2. The freeze-drying tray apparatus of claim 1, wherein the sintered mesh is fabricated from materials selected from the group consisting of titanium or steel.

3. The freeze-drying tray apparatus of claim 1, wherein the tray frame (103) includes four sides, each having a height of 19 mm and a width of 2.75 mm.

4. The freeze-drying tray apparatus of claim 1, wherein the permeable tray bottom (104) incorporates a smooth inner surface to deter the lodging of particles.

5. The freeze-drying tray apparatus of any preceding claim, wherein the permeable tray bottom (104) possesses a textured outer surface, enabling separation from a freeze-drier shelf, facilitating efficient water sublimation.

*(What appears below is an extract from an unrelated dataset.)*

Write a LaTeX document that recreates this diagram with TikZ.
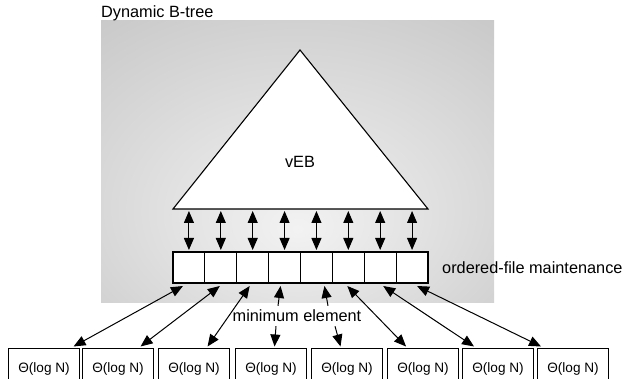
\documentclass[tikz,border=0pt]{standalone}
\usepackage{fontspec}
\setmainfont{Liberation Sans}
\usetikzlibrary{arrows.meta,calc}
\definecolor{shin}{gray}{0.95}
\definecolor{shout}{gray}{0.66}
\pgfdeclareradialshading{bgshade}{\pgfpoint{0bp}{-12bp}}{color(0bp)=(shin); color(71bp)=(shout)}
\begin{document}
\begin{tikzpicture}[x=1pt,y=-1pt,
  cell/.style={draw, line width=1.1pt, fill=white, minimum width=31.875pt, minimum height=31pt, inner sep=0pt, outer sep=0pt},
  lbox/.style={draw, line width=1.1pt, fill=white, minimum width=71pt, minimum height=40pt, inner sep=0pt, anchor=north west, font=\fontsize{13.6}{15}\selectfont},
  conn/.style={{Triangle[length=12pt,width=10pt]}-{Triangle[length=12pt,width=10pt]}, line width=1pt},
  oneway/.style={-{Triangle[length=12pt,width=10pt]}, line width=1pt},
  lbl/.style={font=\fontsize{16.3}{18}\selectfont, inner sep=1pt}]
\useasboundingbox (0,0) rectangle (627,379);
\clip (0,0) rectangle (627,379);
\shade[shading=bgshade] (101,21) rectangle (494,303);
\node[lbl, anchor=west] (title) at (100,13) {Dynamic B-tree};
\draw[line width=1.1pt, fill=white, line join=miter] (173,209) -- (300,50) -- (428,209) -- cycle;
\node[lbl] (veb) at (300,162) {vEB};
\coordinate (tb) at (300,211);
\foreach \i in {1,...,8}
  \node[cell] (c\i) at ({173+31.875*(\i-0.5)},267.5) {};
\foreach \i in {1,...,8}
  \draw[conn] (c\i.north |- tb) -- ([yshift=2pt]c\i.north);
\node[lbl, anchor=west] (ofm) at (441,268) {ordered-file maintenance};
\foreach \i/\x in {1/8,2/82,3/158,4/235,5/311,6/387,7/462,8/537}
  \node[lbox] (m\i) at (\x,348) {Θ(log N)};
\node[lbl, inner ysep=4pt] (minel) at (297,316) {minimum element};
\draw[conn] ([xshift=-6pt,yshift=-3pt]c1.south) -- ([xshift=29.5pt,yshift=1.5pt]m1.north);
\draw[conn] ([xshift=-1pt,yshift=-3pt]c2.south) -- ([xshift=22.5pt,yshift=1.5pt]m2.north);
\draw[conn] ([xshift=-3pt,yshift=-3pt]c3.south) -- ([xshift=13.5pt,yshift=1.5pt]m3.north);
\draw[conn] ([xshift=-1pt,yshift=-3pt]c6.south) -- ([xshift=-17pt,yshift=1.5pt]m6.north);
\draw[conn] ([xshift=3pt,yshift=-3pt]c7.south) -- ([xshift=-24pt,yshift=1.5pt]m7.north);
\draw[conn] ([xshift=5pt,yshift=-3pt]c8.south) -- ([xshift=-32pt,yshift=1.5pt]m8.north);
\draw[oneway] ([xshift=-19pt]minel.north) -- ([xshift=-4pt,yshift=-3pt]c4.south);
\draw[oneway] ([xshift=31pt]minel.north) -- ([xshift=8pt,yshift=-3pt]c5.south);
\draw[oneway] ([xshift=-21pt]minel.south) -- ([xshift=3.5pt,yshift=1.5pt]m4.north);
\draw[oneway] ([xshift=38pt]minel.south) -- ([xshift=-6.5pt,yshift=1.5pt]m5.north);
\end{tikzpicture}
\end{document}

6. The freeze-drying tray apparatus of claim 1, further comprising a permeable tray top (110) positioned opposite the permeable tray bottom (104), creating dual sublimation fronts for enhanced drying.

7. The freeze-drying tray apparatus of claim 6, wherein said tray reduces lyophilization times by facilitating both top and bottom sublimation fronts, resulting in efficient drying.

8. The freeze-drying tray apparatus of claim 1, designed to accommodate a filter fabric (112) within, which aids in an even distribution of slurry poured onto the tray and assists in cleaning and product removal.

9. The freeze-drying tray apparatus of claim 1, further comprising rounded corners on each side of the tray frame (103), ensuring safer handling, and reducing the risk of damage to surrounding objects or users.

10. The freeze-drying tray apparatus of claim 1, wherein the layered sintered mesh of the permeable tray bottom (104) incorporates varying levels of porosity, enabling the optimization of water drainage and sublimation capabilities.